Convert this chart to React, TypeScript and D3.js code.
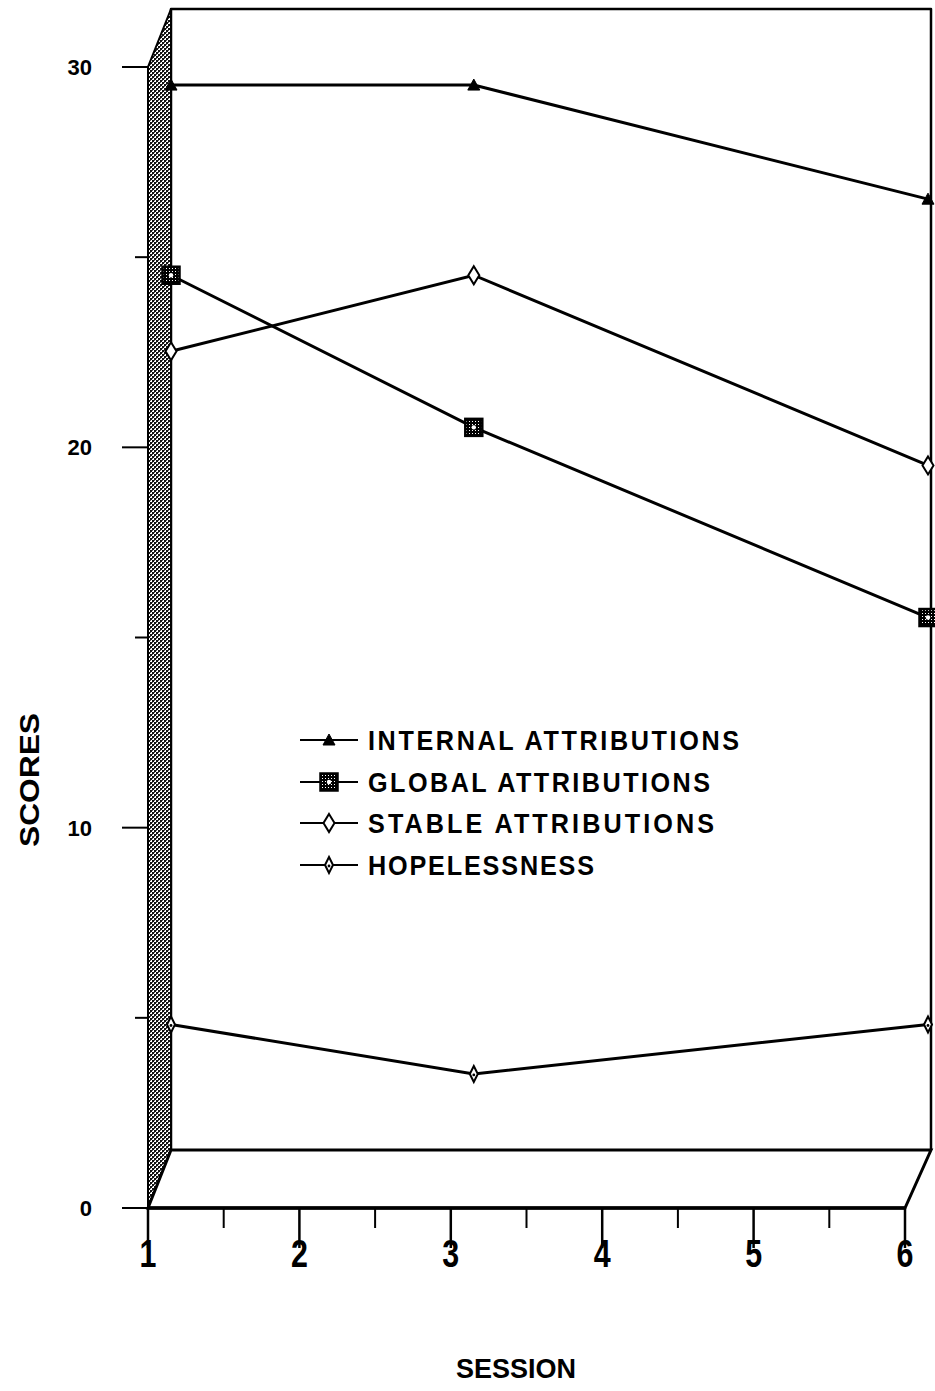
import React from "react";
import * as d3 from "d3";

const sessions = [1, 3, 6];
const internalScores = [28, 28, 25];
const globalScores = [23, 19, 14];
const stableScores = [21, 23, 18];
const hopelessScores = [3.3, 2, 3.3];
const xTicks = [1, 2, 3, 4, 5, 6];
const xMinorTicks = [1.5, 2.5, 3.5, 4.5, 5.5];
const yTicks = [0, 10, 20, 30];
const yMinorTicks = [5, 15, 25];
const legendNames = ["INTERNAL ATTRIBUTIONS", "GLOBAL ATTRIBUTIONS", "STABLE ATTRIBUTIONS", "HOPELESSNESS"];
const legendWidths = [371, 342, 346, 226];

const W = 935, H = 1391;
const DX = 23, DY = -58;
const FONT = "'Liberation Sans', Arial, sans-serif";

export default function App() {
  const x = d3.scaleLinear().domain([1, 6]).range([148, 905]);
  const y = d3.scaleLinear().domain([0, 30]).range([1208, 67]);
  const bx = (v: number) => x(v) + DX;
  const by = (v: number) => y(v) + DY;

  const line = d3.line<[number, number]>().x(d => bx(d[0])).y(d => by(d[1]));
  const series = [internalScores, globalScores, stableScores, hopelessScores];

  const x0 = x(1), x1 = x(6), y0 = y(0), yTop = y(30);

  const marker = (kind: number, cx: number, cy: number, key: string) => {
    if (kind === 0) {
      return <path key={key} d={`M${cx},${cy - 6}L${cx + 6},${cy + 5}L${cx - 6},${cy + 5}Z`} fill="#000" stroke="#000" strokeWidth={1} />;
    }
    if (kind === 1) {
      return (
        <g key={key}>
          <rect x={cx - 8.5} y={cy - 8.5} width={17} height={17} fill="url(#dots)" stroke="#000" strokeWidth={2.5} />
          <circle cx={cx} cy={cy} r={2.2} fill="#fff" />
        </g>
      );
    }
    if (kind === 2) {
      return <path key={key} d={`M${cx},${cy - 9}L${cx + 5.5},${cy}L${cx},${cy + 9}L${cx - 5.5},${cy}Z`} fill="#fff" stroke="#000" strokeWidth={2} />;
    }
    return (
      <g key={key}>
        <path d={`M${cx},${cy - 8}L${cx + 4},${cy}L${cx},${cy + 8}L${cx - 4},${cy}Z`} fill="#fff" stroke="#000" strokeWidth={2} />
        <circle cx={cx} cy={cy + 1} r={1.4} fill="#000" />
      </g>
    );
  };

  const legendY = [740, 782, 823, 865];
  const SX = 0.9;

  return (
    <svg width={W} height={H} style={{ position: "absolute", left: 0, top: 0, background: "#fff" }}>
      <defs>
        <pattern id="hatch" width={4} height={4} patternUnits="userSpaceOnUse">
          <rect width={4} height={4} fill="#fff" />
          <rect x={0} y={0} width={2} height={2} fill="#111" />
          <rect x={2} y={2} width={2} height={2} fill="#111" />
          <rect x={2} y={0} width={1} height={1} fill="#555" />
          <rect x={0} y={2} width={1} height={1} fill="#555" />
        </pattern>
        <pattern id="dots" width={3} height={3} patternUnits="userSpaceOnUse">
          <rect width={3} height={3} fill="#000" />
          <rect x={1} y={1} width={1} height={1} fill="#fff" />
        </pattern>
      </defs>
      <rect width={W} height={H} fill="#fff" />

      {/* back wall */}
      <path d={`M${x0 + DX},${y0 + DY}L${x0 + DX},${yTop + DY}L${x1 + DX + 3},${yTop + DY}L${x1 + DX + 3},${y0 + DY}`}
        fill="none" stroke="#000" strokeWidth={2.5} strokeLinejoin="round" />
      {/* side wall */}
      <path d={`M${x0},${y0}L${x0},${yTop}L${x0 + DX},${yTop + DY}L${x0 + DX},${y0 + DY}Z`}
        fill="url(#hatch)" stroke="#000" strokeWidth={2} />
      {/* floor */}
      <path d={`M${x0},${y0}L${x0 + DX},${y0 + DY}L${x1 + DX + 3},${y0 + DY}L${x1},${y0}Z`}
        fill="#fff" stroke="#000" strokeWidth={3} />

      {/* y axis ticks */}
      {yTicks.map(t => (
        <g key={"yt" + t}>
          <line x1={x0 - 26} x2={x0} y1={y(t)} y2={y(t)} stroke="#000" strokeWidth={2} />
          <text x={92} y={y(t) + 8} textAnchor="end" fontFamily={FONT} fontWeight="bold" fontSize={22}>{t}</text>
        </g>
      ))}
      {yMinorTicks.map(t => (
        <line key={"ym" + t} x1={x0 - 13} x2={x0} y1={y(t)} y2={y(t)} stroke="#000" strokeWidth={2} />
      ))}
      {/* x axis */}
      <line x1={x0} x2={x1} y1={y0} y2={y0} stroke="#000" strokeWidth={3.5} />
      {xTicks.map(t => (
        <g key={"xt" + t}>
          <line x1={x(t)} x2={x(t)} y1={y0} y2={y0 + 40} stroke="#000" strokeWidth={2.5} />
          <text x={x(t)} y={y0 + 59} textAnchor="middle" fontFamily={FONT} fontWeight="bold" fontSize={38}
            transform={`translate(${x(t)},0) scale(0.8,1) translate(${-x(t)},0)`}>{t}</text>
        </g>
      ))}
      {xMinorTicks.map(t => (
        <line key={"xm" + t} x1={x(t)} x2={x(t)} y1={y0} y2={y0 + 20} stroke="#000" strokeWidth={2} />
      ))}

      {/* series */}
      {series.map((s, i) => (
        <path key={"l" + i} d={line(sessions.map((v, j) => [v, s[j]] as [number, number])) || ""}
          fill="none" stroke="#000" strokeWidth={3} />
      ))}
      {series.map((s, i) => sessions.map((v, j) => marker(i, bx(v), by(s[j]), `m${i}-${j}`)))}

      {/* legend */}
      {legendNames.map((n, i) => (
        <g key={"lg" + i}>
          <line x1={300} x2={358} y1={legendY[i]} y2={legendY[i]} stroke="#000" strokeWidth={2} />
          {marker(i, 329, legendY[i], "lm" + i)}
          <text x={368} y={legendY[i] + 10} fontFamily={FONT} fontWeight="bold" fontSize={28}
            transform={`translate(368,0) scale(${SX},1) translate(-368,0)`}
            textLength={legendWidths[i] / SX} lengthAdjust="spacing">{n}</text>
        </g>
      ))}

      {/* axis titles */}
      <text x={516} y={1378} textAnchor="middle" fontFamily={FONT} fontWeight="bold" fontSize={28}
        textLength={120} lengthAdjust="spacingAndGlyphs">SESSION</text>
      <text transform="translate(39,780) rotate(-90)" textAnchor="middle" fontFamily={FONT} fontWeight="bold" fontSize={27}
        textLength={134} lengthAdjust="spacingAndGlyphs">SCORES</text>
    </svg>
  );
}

Request:
Transcribe the opening line of the listing above, please, and every line after it through the line with "import * as", word for word, without pictures.

Answer to the task:
Convert this chart to React, TypeScript and D3.js code.
import React from "react";
import * as d3 from "d3";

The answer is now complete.